**SUPPLIED DATA**
______________________________

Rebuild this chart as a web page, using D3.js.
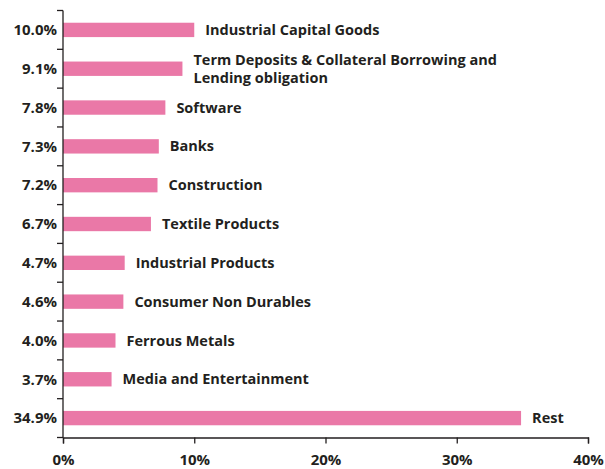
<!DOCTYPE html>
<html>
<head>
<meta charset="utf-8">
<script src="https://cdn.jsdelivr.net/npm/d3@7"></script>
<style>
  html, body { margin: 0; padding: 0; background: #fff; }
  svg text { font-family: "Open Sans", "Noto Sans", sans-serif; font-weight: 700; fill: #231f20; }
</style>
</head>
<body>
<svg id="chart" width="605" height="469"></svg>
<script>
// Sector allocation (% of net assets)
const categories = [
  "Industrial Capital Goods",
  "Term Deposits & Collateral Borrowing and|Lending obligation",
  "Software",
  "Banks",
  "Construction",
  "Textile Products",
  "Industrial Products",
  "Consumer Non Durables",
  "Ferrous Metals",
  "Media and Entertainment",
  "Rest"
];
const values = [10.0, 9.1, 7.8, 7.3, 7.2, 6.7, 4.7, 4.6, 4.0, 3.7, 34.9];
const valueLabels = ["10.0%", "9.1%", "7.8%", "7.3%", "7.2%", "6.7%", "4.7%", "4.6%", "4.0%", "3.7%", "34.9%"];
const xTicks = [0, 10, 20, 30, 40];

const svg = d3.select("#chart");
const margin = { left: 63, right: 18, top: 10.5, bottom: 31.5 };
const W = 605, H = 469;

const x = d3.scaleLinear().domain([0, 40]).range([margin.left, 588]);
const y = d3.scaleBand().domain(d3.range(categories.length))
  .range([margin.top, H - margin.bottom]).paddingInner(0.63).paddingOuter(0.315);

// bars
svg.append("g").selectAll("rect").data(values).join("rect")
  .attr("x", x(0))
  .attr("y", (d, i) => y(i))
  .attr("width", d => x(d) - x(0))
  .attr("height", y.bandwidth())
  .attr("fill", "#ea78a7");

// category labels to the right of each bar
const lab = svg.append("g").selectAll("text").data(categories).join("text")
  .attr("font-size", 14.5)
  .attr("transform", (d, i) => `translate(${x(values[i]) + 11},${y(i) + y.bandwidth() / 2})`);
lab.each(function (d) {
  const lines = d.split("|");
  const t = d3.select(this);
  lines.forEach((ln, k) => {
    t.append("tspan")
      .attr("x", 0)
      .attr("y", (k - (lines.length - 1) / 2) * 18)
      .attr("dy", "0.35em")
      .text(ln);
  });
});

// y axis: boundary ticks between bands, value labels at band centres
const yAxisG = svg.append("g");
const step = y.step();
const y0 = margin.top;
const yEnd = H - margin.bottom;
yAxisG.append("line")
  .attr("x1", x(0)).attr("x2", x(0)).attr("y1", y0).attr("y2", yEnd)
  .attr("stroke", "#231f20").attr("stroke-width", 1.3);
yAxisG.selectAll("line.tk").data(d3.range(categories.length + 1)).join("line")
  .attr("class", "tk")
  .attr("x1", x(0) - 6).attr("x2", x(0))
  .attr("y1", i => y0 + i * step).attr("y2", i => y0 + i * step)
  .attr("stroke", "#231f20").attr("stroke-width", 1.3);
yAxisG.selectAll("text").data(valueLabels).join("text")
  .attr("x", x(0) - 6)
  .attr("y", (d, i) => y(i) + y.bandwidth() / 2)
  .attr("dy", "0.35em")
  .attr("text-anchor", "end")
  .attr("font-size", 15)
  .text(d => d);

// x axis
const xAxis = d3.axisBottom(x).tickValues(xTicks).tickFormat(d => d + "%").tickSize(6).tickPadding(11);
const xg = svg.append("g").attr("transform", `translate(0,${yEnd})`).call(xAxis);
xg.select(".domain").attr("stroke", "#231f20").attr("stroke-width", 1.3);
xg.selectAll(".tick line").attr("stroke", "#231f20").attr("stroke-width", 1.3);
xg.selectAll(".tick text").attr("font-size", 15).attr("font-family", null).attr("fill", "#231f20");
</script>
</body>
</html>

______________________________

**STATED GOAL**
Repeat the listing in full and exactly. Do not include any images.

**OUTPUT FOR THIS EXERCISE**
Rebuild this chart as a web page, using D3.js.
<!DOCTYPE html>
<html>
<head>
<meta charset="utf-8">
<script src="https://cdn.jsdelivr.net/npm/d3@7"></script>
<style>
  html, body { margin: 0; padding: 0; background: #fff; }
  svg text { font-family: "Open Sans", "Noto Sans", sans-serif; font-weight: 700; fill: #231f20; }
</style>
</head>
<body>
<svg id="chart" width="605" height="469"></svg>
<script>
// Sector allocation (% of net assets)
const categories = [
  "Industrial Capital Goods",
  "Term Deposits & Collateral Borrowing and|Lending obligation",
  "Software",
  "Banks",
  "Construction",
  "Textile Products",
  "Industrial Products",
  "Consumer Non Durables",
  "Ferrous Metals",
  "Media and Entertainment",
  "Rest"
];
const values = [10.0, 9.1, 7.8, 7.3, 7.2, 6.7, 4.7, 4.6, 4.0, 3.7, 34.9];
const valueLabels = ["10.0%", "9.1%", "7.8%", "7.3%", "7.2%", "6.7%", "4.7%", "4.6%", "4.0%", "3.7%", "34.9%"];
const xTicks = [0, 10, 20, 30, 40];

const svg = d3.select("#chart");
const margin = { left: 63, right: 18, top: 10.5, bottom: 31.5 };
const W = 605, H = 469;

const x = d3.scaleLinear().domain([0, 40]).range([margin.left, 588]);
const y = d3.scaleBand().domain(d3.range(categories.length))
  .range([margin.top, H - margin.bottom]).paddingInner(0.63).paddingOuter(0.315);

// bars
svg.append("g").selectAll("rect").data(values).join("rect")
  .attr("x", x(0))
  .attr("y", (d, i) => y(i))
  .attr("width", d => x(d) - x(0))
  .attr("height", y.bandwidth())
  .attr("fill", "#ea78a7");

// category labels to the right of each bar
const lab = svg.append("g").selectAll("text").data(categories).join("text")
  .attr("font-size", 14.5)
  .attr("transform", (d, i) => `translate(${x(values[i]) + 11},${y(i) + y.bandwidth() / 2})`);
lab.each(function (d) {
  const lines = d.split("|");
  const t = d3.select(this);
  lines.forEach((ln, k) => {
    t.append("tspan")
      .attr("x", 0)
      .attr("y", (k - (lines.length - 1) / 2) * 18)
      .attr("dy", "0.35em")
      .text(ln);
  });
});

// y axis: boundary ticks between bands, value labels at band centres
const yAxisG = svg.append("g");
const step = y.step();
const y0 = margin.top;
const yEnd = H - margin.bottom;
yAxisG.append("line")
  .attr("x1", x(0)).attr("x2", x(0)).attr("y1", y0).attr("y2", yEnd)
  .attr("stroke", "#231f20").attr("stroke-width", 1.3);
yAxisG.selectAll("line.tk").data(d3.range(categories.length + 1)).join("line")
  .attr("class", "tk")
  .attr("x1", x(0) - 6).attr("x2", x(0))
  .attr("y1", i => y0 + i * step).attr("y2", i => y0 + i * step)
  .attr("stroke", "#231f20").attr("stroke-width", 1.3);
yAxisG.selectAll("text").data(valueLabels).join("text")
  .attr("x", x(0) - 6)
  .attr("y", (d, i) => y(i) + y.bandwidth() / 2)
  .attr("dy", "0.35em")
  .attr("text-anchor", "end")
  .attr("font-size", 15)
  .text(d => d);

// x axis
const xAxis = d3.axisBottom(x).tickValues(xTicks).tickFormat(d => d + "%").tickSize(6).tickPadding(11);
const xg = svg.append("g").attr("transform", `translate(0,${yEnd})`).call(xAxis);
xg.select(".domain").attr("stroke", "#231f20").attr("stroke-width", 1.3);
xg.selectAll(".tick line").attr("stroke", "#231f20").attr("stroke-width", 1.3);
xg.selectAll(".tick text").attr("font-size", 15).attr("font-family", null).attr("fill", "#231f20");
</script>
</body>
</html>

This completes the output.